My daughter is currently at university studying in a way that I never had the opportunity to. Obviously I am extremely proud of her but it does sadden me terribly that I am forced to feel resentful of a system that has allowed her to achieve so much. Why is it always the case that Governments can only nurture one idea at a time? How hard can it be to give equal value to qualifications and experience?

My worry for the future is that the continuing trend of giving precedence to qualifications over experience, is going to lock out a whole section of potentially excellent employees, people who, by their very nature thrive on initiative and adaptation. Basic skills, you can learn in just a few years but you need experience and instinct to keep a business afloat through all the ups and downs that will certainly come its way, and that takes decades to learn.

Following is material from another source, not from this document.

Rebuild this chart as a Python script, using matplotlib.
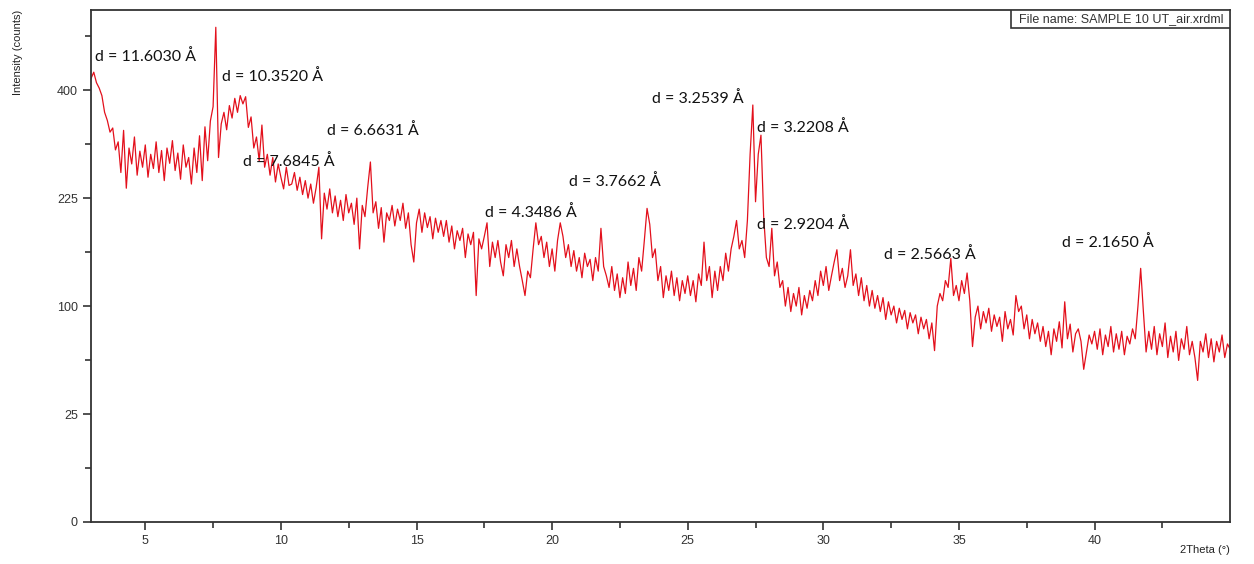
import matplotlib

matplotlib.use("Agg")
import matplotlib.pyplot as plt
import numpy as np
from matplotlib.patches import Rectangle

RED = "#E3101C"
AXIS = "#333333"

# 2Theta grid, 3.0 .. 45.0 deg in 0.1 deg steps
two_theta = np.round(np.arange(3.0, 45.05, 0.1), 2)

# intensity (counts), one row per degree
intensity = [
    422, 434, 414, 404, 390, 360, 346, 326, 333, 297,  # 3
    310, 262, 329, 239, 300, 275, 318, 258, 295, 270,  # 4
    305, 255, 290, 268, 310, 262, 296, 250, 300, 276,  # 5
    312, 265, 292, 252, 305, 270, 285, 245, 300, 262,  # 6
    320, 250, 335, 280, 345, 370, 525, 285, 340, 360,  # 7
    330, 372, 350, 385, 360, 390, 375, 388, 334, 352,  # 8
    300, 318, 280, 338, 270, 290, 258, 285, 248, 275,  # 9
    255, 238, 270, 243, 245, 262, 236, 255, 230, 250,  # 10
    225, 245, 218, 240, 270, 172, 232, 210, 238, 205,  # 11
    228, 200, 222, 195, 230, 205, 218, 190, 225, 160,  # 12
    215, 200, 240, 278, 205, 220, 185, 212, 168, 205,  # 13
    195, 215, 188, 210, 195, 218, 185, 205, 165, 145,  # 14
    192, 210, 180, 205, 186, 200, 172, 198, 180, 195,  # 15
    175, 195, 168, 188, 160, 182, 170, 185, 150, 178,  # 16
    165, 180, 110, 172, 160, 175, 192, 140, 168, 150,  # 17
    170, 145, 130, 165, 150, 170, 140, 160, 140, 125,  # 18
    110, 135, 128, 160, 192, 165, 175, 150, 168, 140,  # 19
    160, 135, 170, 192, 175, 150, 165, 140, 158, 135,  # 20
    150, 128, 155, 140, 148, 125, 150, 135, 185, 140,  # 21
    130, 118, 140, 115, 132, 108, 128, 112, 145, 120,  # 22
    138, 115, 150, 135, 170, 211, 190, 150, 160, 125,  # 23
    140, 108, 130, 115, 135, 110, 128, 105, 125, 112,  # 24
    130, 110, 125, 104, 132, 120, 168, 125, 140, 108,  # 25
    135, 115, 140, 125, 155, 135, 160, 175, 195, 160,  # 26
    170, 150, 195, 290, 373, 220, 290, 321, 200, 150,  # 27
    140, 185, 130, 145, 118, 125, 100, 118, 95, 112,   # 28
    100, 118, 92, 110, 98, 115, 105, 125, 110, 135,    # 29
    120, 140, 115, 130, 145, 159, 125, 138, 118, 130,  # 30
    159, 120, 132, 110, 128, 105, 120, 100, 115, 98,   # 31
    110, 95, 108, 88, 104, 92, 100, 85, 98, 88,        # 32
    96, 80, 94, 85, 92, 76, 90, 80, 88, 72,            # 33
    85, 63, 100, 112, 105, 125, 118, 149, 110, 120,    # 34
    105, 125, 112, 133, 105, 66, 90, 100, 80, 95,      # 35
    85, 98, 78, 92, 82, 90, 70, 95, 80, 88,            # 36
    75, 110, 95, 100, 80, 92, 72, 88, 76, 85,          # 37
    70, 82, 66, 78, 60, 80, 70, 86, 65, 104,           # 38
    72, 84, 62, 76, 80, 70, 50, 62, 75, 68,            # 39
    78, 64, 80, 60, 75, 66, 82, 62, 76, 64,            # 40
    78, 60, 74, 68, 80, 72, 100, 138, 95, 62,          # 41
    78, 64, 82, 60, 76, 66, 85, 58, 74, 62,            # 42
    78, 56, 72, 64, 82, 60, 70, 58, 43, 70,            # 43
    62, 76, 58, 72, 55, 70, 62, 75, 58, 68,            # 44
    64,                                                # 45
]

# d-spacing labels and where their text sits (2Theta, counts)
d_labels = ["11.6030", "10.3520", "7.6845", "6.6631", "4.3486", "3.7662",
            "3.2539", "3.2208", "2.9204", "2.5663", "2.1650"]
label_x = [3.15, 7.82, 8.60, 11.69, 17.54, 20.64, 23.69, 27.56, 27.56, 32.23, 38.79]
label_y = [465, 426, 279, 329, 206, 248, 385, 334, 190, 154, 168]

y_major = [0, 25, 100, 225, 400]
y_minor = [6.25, 56.25, 156.25, 306.25, 506.25]
x_major = [5, 10, 15, 20, 25, 30, 35, 40]
x_minor = [7.5, 12.5, 17.5, 22.5, 27.5, 32.5, 37.5, 42.5]


def _fwd(v):
    return np.sqrt(np.clip(v, 0, None))


def _inv(v):
    return np.square(v)


fig = plt.figure(figsize=(12.54, 5.64), dpi=100)
ax = fig.add_axes([0.0726, 0.0745, 0.9084, 0.9075])

ax.plot(two_theta, intensity, color=RED, linewidth=0.9)

ax.set_yscale("function", functions=(_fwd, _inv))
ax.set_yticks(y_major)
ax.set_yticks(y_minor, minor=True)
ax.set_yticklabels([str(v) for v in y_major])
ax.set_xticks(x_major)
ax.set_xticks(x_minor, minor=True)
ax.set_xlim(3.0, 45.0)
ax.set_ylim(0, 562)

for spine in ax.spines.values():
    spine.set_color(AXIS)
    spine.set_linewidth(1.3)
ax.tick_params(which="both", direction="out", colors=AXIS, labelsize=9,
               labelfontfamily="Liberation Sans")
ax.tick_params(which="major", length=6, width=1.2)
ax.tick_params(which="minor", length=4, width=1.2)

for txt, x, y in zip(d_labels, label_x, label_y):
    ax.text(x, y, f"d = {txt} \u00c5", fontsize=11.5, family="Lato",
            ha="left", va="center", color="#111111")

# file name tag in the top-right corner
ax.add_patch(Rectangle((0.8077, 0.965), 0.1923, 0.035, transform=ax.transAxes,
                       facecolor="white", edgecolor=AXIS, linewidth=1.2, zorder=5))
ax.text(0.904, 0.9825, "File name: SAMPLE 10 UT_air.xrdml", transform=ax.transAxes,
        ha="center", va="center", fontsize=9, family="Liberation Sans",
        color="#333333", zorder=6)

fig.text(0.0145, 0.982, "Intensity (counts)", rotation=90, ha="center", va="top",
         fontsize=8, family="Liberation Sans", color="#222222")
fig.text(0.981, 0.025, "2Theta (\u00b0)", ha="right", va="center",
         fontsize=8, family="Liberation Sans", color="#222222")

fig.savefig("out.png", dpi=100, facecolor="white")
plt.close(fig)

How long is it going to take, I wonder, before Governments realise this oversight and decide to do something about it. I’ve listened to them for years droning on about how important ‘the family’ is and how you should ‘be there’ for your children. Yet the small print should read, (provided you don’t want any recognition for it when you try to go back to work!) Perhaps all pregnant women should register as self-employed and take NVQ’s in housewifery, although I don’t know who would pay for that, another opportunity for a student loan scheme maybe.

So for me, at the age of forty-one, it seems I have missed the proverbial boat. This is the thanks I get for staying at home and preventing my children from becoming bored, joining gangs and generally making a nuisance of themselves. I’m basically left with very few choices as to what to do with the twenty-five working years I have left. After drifting from one job to another for the last ten years, I have come to the conclusion that the only employer, who will allow me to progress without a degree, is myself! So I have decided to give it a go and set up my own business running a commercial website for myself and other people like me. It’s not proving easy on a budget of, well . . . nothing and as for a learning curve, I’d say it’s probably shaped more like a spiral! But it’s getting there and at least I know that it’s up to me how far I choose to push it and if things go wrong, I know I am more than qualified to cope.

The website is a selling outlet for small-scale artists and craftspeople who can't afford to 'go it alone', called Random Crafts. I hope eventually to encourage many people to sell through the site, which will enable the selling costs to be kept right down. This would be of obvious benefit to anybody who is in the same position as me and maybe, even be the start of many other successfully self-employed, recently redundant parents!